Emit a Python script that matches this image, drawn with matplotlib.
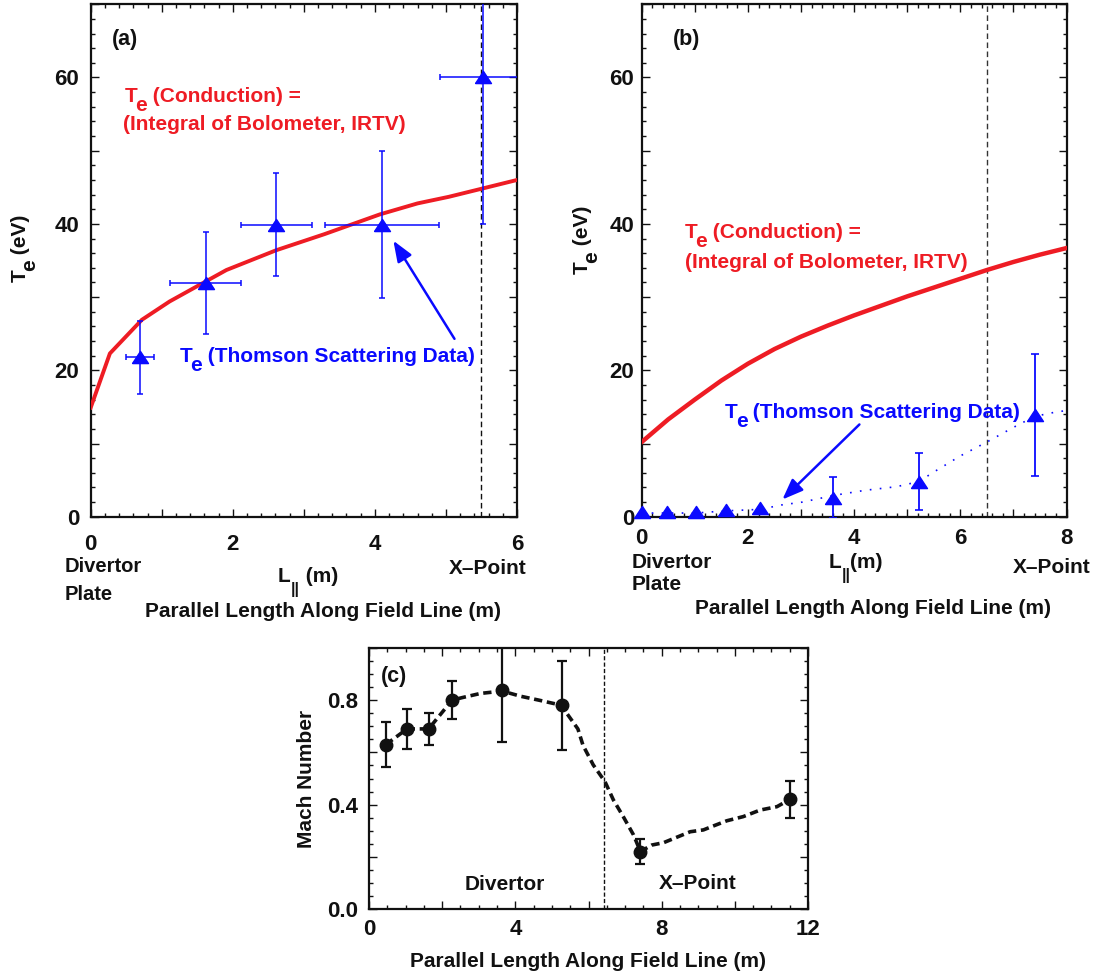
import matplotlib
matplotlib.use('Agg')
import matplotlib.pyplot as plt
from matplotlib.ticker import MultipleLocator, FuncFormatter

# ---------------- data ----------------
# panel (a)
a_curve_x = [0.0, 0.27, 0.72, 1.11, 1.91, 2.61, 3.29, 4.07, 4.6, 5.04, 5.5, 6.0]
a_curve_y = [14.9, 22.3, 26.9, 29.4, 33.7, 36.4, 38.6, 41.3, 42.8, 43.7, 44.8, 46.0]
a_ts_x = [0.69, 1.62, 2.61, 4.10, 5.52]
a_ts_y = [21.8, 31.9, 39.9, 39.9, 60.0]
a_ts_xerr = [0.2, 0.5, 0.5, 0.8, 0.6]
a_ts_yerr = [5.0, 7.0, 7.0, 10.0, 20.0]
a_xpoint = 5.5

# panel (b)
b_curve_x = [0.0, 0.5, 1.0, 1.5, 2.0, 2.5, 3.0, 3.5, 4.0, 4.5, 5.0, 5.5, 6.0, 6.5, 7.0, 7.5, 8.0]
b_curve_y = [10.2, 13.3, 16.0, 18.6, 20.9, 22.9, 24.6, 26.1, 27.5, 28.8, 30.1, 31.3, 32.5,
             33.7, 34.8, 35.8, 36.7]
b_ts_x = [0.0, 0.47, 1.02, 1.59, 2.23, 3.61, 5.22, 7.40]
b_ts_y = [0.6, 0.6, 0.6, 0.9, 1.2, 2.6, 4.8, 13.9]
b_ts_yerr = [0.0, 0.0, 0.0, 0.0, 0.0, 2.8, 3.95, 8.3]
b_fit_x = [0.0, 0.47, 1.02, 1.59, 2.23, 2.63, 3.03, 3.61, 4.2, 4.8, 5.22, 5.5, 6.0, 6.5, 7.0, 7.4, 7.8, 8.0]
b_fit_y = [0.5, 0.5, 0.5, 0.8, 1.0, 1.6, 2.0, 2.9, 3.6, 4.1, 4.8, 6.1, 8.3, 10.2, 12.2, 13.7, 14.3, 14.5]
b_xpoint = 6.5

# panel (c)
c_x = [0.46, 1.04, 1.63, 2.27, 3.64, 5.28, 7.42, 11.51]
c_y = [0.63, 0.69, 0.69, 0.80, 0.84, 0.78, 0.22, 0.42]
c_err = [0.085, 0.077, 0.06, 0.072, 0.20, 0.17, 0.047, 0.072]
c_line_x = [0.46, 1.04, 1.63, 2.27, 2.55, 3.05, 3.64, 4.15, 4.65, 5.28, 5.41, 5.71, 5.85,
            6.13, 6.45, 6.68, 6.95, 7.23, 7.42, 7.73, 8.05, 8.78, 9.14, 9.41, 9.78,
            10.23, 10.69, 11.15, 11.51]
c_line_y = [0.63, 0.69, 0.69, 0.80, 0.81, 0.826, 0.835, 0.815, 0.80, 0.78, 0.749, 0.69, 0.627,
            0.552, 0.488, 0.418, 0.354, 0.284, 0.22, 0.245, 0.254, 0.296, 0.303, 0.318, 0.338,
            0.354, 0.379, 0.392, 0.42]
c_xpoint = 6.42

# ---------------- style ----------------
plt.rcParams.update({
    'font.family': ['Liberation Sans', 'DejaVu Sans'],
    'font.weight': 'bold',
    'mathtext.fontset': 'custom',
    'mathtext.rm': 'Liberation Sans:bold',
    'mathtext.bf': 'Liberation Sans:bold',
    'mathtext.default': 'bf',
})

RED = '#ee1c24'
BLUE = '#0a0aff'
TXT = '#111111'
TRI = [(-1, -0.76), (1, -0.76), (0, 0.76), (-1, -0.76)]

W, H = 1099, 976
fig = plt.figure(figsize=(W / 100, H / 100), dpi=100)


def rect(l, t, r, b):
    return [l / W, 1 - b / H, (r - l) / W, (b - t) / H]


axA = fig.add_axes(rect(90.7, 4.3, 517, 516.7))
axB = fig.add_axes(rect(641.7, 4.3, 1066.5, 516.7))
axC = fig.add_axes(rect(369, 648, 808, 909))


def style(ax, xmaj, xlab, xmin, ymaj, ylab, ymin, fmt, xpad, ypad):
    ax.xaxis.set_major_locator(MultipleLocator(xmaj))
    ax.xaxis.set_minor_locator(MultipleLocator(xmin))
    ax.yaxis.set_major_locator(MultipleLocator(ymaj))
    ax.yaxis.set_minor_locator(MultipleLocator(ymin))
    ax.xaxis.set_major_formatter(FuncFormatter(
        lambda v, p: fmt[0](v) if abs(v / xlab - round(v / xlab)) < 1e-6 else ''))
    ax.yaxis.set_major_formatter(FuncFormatter(
        lambda v, p: fmt[1](v) if abs(v / ylab - round(v / ylab)) < 1e-6 else ''))
    ax.tick_params(which='both', direction='in', top=True, right=True, width=1.0, color=TXT)
    ax.tick_params(which='major', length=6)
    ax.tick_params(which='minor', length=3.2)
    ax.tick_params(axis='x', pad=xpad, labelsize=16, labelcolor=TXT)
    ax.tick_params(axis='y', pad=ypad, labelsize=16, labelcolor=TXT)
    for sp in ax.spines.values():
        sp.set_linewidth(1.6)
        sp.set_color(TXT)


def sub_text(ax, x, y, base, sub, rest, color, size=15, subsize=15, drop=6.5,
             coords='data', gap=-1.5):
    t1 = ax.annotate(base, xy=(x, y), xycoords=coords, fontsize=size, color=color,
                     ha='left', va='baseline', annotation_clip=False)
    t2 = ax.annotate(sub, xy=(1, 0), xycoords=t1, xytext=(gap, -drop),
                     textcoords='offset points', fontsize=subsize, color=color,
                     ha='left', va='bottom')
    ax.annotate(rest, xy=(1, 0), xycoords=t2, xytext=(0, drop),
                textcoords='offset points', fontsize=size, color=color,
                ha='left', va='bottom')


def rot_sub_text(ax, x, y, base, sub, rest, color=TXT, size=15, subsize=15, drop=6.5,
                 gap=-1.5):
    # x = right (descent) edge, y = bottom start, pixels from top-left
    t1 = ax.annotate(base, xy=(x, H - y), xycoords='figure pixels', fontsize=size,
                     color=color, rotation=90, ha='right', va='bottom',
                     annotation_clip=False)
    t2 = ax.annotate(sub, xy=(1, 1), xycoords=t1, xytext=(drop, gap),
                     textcoords='offset points', fontsize=subsize, color=color,
                     rotation=90, ha='right', va='bottom')
    ax.annotate(rest, xy=(1, 1), xycoords=t2, xytext=(-drop, 0),
                textcoords='offset points', fontsize=size, color=color,
                rotation=90, ha='right', va='bottom')


def ftext(x, y, s, size=15, **kw):
    fig.text(x / W, 1 - y / H, s, fontsize=size, color=TXT, va='baseline', **kw)


def intfmt(v):
    return f'{v:g}'


# ---------------- panel (a) ----------------
style(axA, 1, 2, 0.2, 10, 20, 2, (intfmt, intfmt), 12.5, 8.2)
axA.set_xlim(0, 6)
axA.set_ylim(0, 70)
axA.axvline(a_xpoint, color=TXT, lw=1.0, ls=(0, (4, 2.5)), zorder=2)
axA.plot(a_curve_x, a_curve_y, color=RED, lw=2.8, zorder=3)
axA.errorbar(a_ts_x, a_ts_y, xerr=a_ts_xerr, yerr=a_ts_yerr, fmt='none', ecolor=BLUE,
             elinewidth=1.1, capsize=2.5, capthick=1.1, zorder=4)
axA.plot(a_ts_x, a_ts_y, ls='none', marker=TRI, ms=11.5, color=BLUE, zorder=5,
         clip_on=False)
axA.text(0.48, 65.2, '(a)', fontsize=15.5, color=TXT, ha='center', va='center')
sub_text(axA, 0.48, 56.7, 'T', 'e', ' (Conduction) =', RED)
axA.text(0.46, 52.8, '(Integral of Bolometer, IRTV)', fontsize=15, color=RED,
         ha='left', va='baseline')
sub_text(axA, 1.25, 21.2, 'T', 'e', ' (Thomson Scattering Data)', BLUE)
axA.annotate('', xy=(4.26, 37.7), xytext=(5.12, 24.3),
             arrowprops=dict(arrowstyle='-|>,head_length=0.9,head_width=0.35',
                             color=BLUE, lw=1.8, shrinkA=0, shrinkB=0,
                             mutation_scale=14))
rot_sub_text(axA, 30, 282, 'T', 'e', ' (eV)')
ftext(65, 571.7, 'Divertor', 14.5)
ftext(65, 600, 'Plate', 14.5)
sub_text(axA, 278, H - 582, 'L', '||', ' (m)', TXT, size=15, subsize=11.5, drop=8,
         coords='figure pixels', gap=0.3)
ftext(449, 574, 'X\u2013Point', 15)
ftext(145, 617, 'Parallel Length Along Field Line (m)', 15)

# ---------------- panel (b) ----------------
style(axB, 1, 2, 0.2, 10, 20, 2, (intfmt, intfmt), 8.3, 5.5)
axB.set_xlim(0, 8)
axB.set_ylim(0, 70)
axB.axvline(b_xpoint, color='#333333', lw=1.0, ls=(0, (4, 2.5)), zorder=2)
axB.plot(b_curve_x, b_curve_y, color=RED, lw=3.2, zorder=3)
axB.plot(b_fit_x, b_fit_y, color=BLUE, lw=1.2, ls=(0, (1, 5)), zorder=3)
ex = [x for x, e in zip(b_ts_x, b_ts_yerr) if e > 0]
ey = [y for y, e in zip(b_ts_y, b_ts_yerr) if e > 0]
ee = [e for e in b_ts_yerr if e > 0]
axB.errorbar(ex, ey, yerr=ee, fmt='none', ecolor=BLUE, elinewidth=1.3, capsize=3,
             capthick=1.2, zorder=4)
axB.plot(b_ts_x, b_ts_y, ls='none', marker=TRI, ms=11.5, color=BLUE, zorder=5,
         clip_on=False)
axB.text(0.84, 65.2, '(b)', fontsize=15.5, color=TXT, ha='center', va='center')
sub_text(axB, 0.81, 38.1, 'T', 'e', ' (Conduction) =', RED)
axB.text(0.81, 34.0, '(Integral of Bolometer, IRTV)', fontsize=15, color=RED,
         ha='left', va='baseline')
sub_text(axB, 1.57, 13.5, 'T', 'e', ' (Thomson Scattering Data)', BLUE)
axB.annotate('', xy=(2.65, 2.35), xytext=(4.1, 12.6),
             arrowprops=dict(arrowstyle='-|>,head_length=0.9,head_width=0.35',
                             color=BLUE, lw=1.8, shrinkA=0, shrinkB=0,
                             mutation_scale=14))
rot_sub_text(axB, 591.8, 273.7, 'T', 'e', ' (eV)')
ftext(631.7, 568, 'Divertor', 15)
ftext(631.7, 590, 'Plate', 15)
sub_text(axB, 828.3, H - 568.3, 'L', '||', '(m)', TXT, size=15, subsize=11.5, drop=8,
         coords='figure pixels', gap=0.3)
ftext(1013.3, 573, 'X\u2013Point', 15)
ftext(695, 614, 'Parallel Length Along Field Line (m)', 15)

# ---------------- panel (c) ----------------
style(axC, 2, 4, 0.5, 0.2, 0.4, 0.05, (intfmt, lambda v: f'{v:.1f}'), 7.0, 8.0)
axC.set_xlim(0, 12)
axC.set_ylim(0, 1.0)
axC.axvline(c_xpoint, color=TXT, lw=1.0, ls=(0, (3, 1.6)), zorder=2)
axC.plot(c_line_x, c_line_y, color=TXT, lw=2.6, ls=(0, (2.3, 1.3)), zorder=3)
axC.errorbar(c_x, c_y, yerr=c_err, fmt='o', color=TXT, ms=9, elinewidth=1.6,
             capsize=3.5, capthick=1.6, zorder=4)
axC.text(0.68, 0.89, '(c)', fontsize=15.5, color=TXT, ha='center', va='center')
axC.text(3.71, 0.073, 'Divertor', fontsize=15, color=TXT, ha='center', va='baseline')
axC.text(8.98, 0.075, 'X\u2013Point', fontsize=15, color=TXT, ha='center', va='baseline')
fig.text(588.5 / W, 1 - 967 / H, 'Parallel Length Along Field Line (m)', fontsize=15,
         color=TXT, ha='center', va='baseline')
fig.text(307 / W, 1 - 778.5 / H, 'Mach Number', fontsize=15, color=TXT, ha='center',
         va='center', rotation=90)

fig.savefig('out.png', dpi=100)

━━━━━━

*Exercise*. Write out nothing but the lines from the start of the data through the line with "from matplotlib.ticker import". Leave out the pictures.

*Exercise answer*.
Emit a Python script that matches this image, drawn with matplotlib.
import matplotlib
matplotlib.use('Agg')
import matplotlib.pyplot as plt
from matplotlib.ticker import MultipleLocator, FuncFormatter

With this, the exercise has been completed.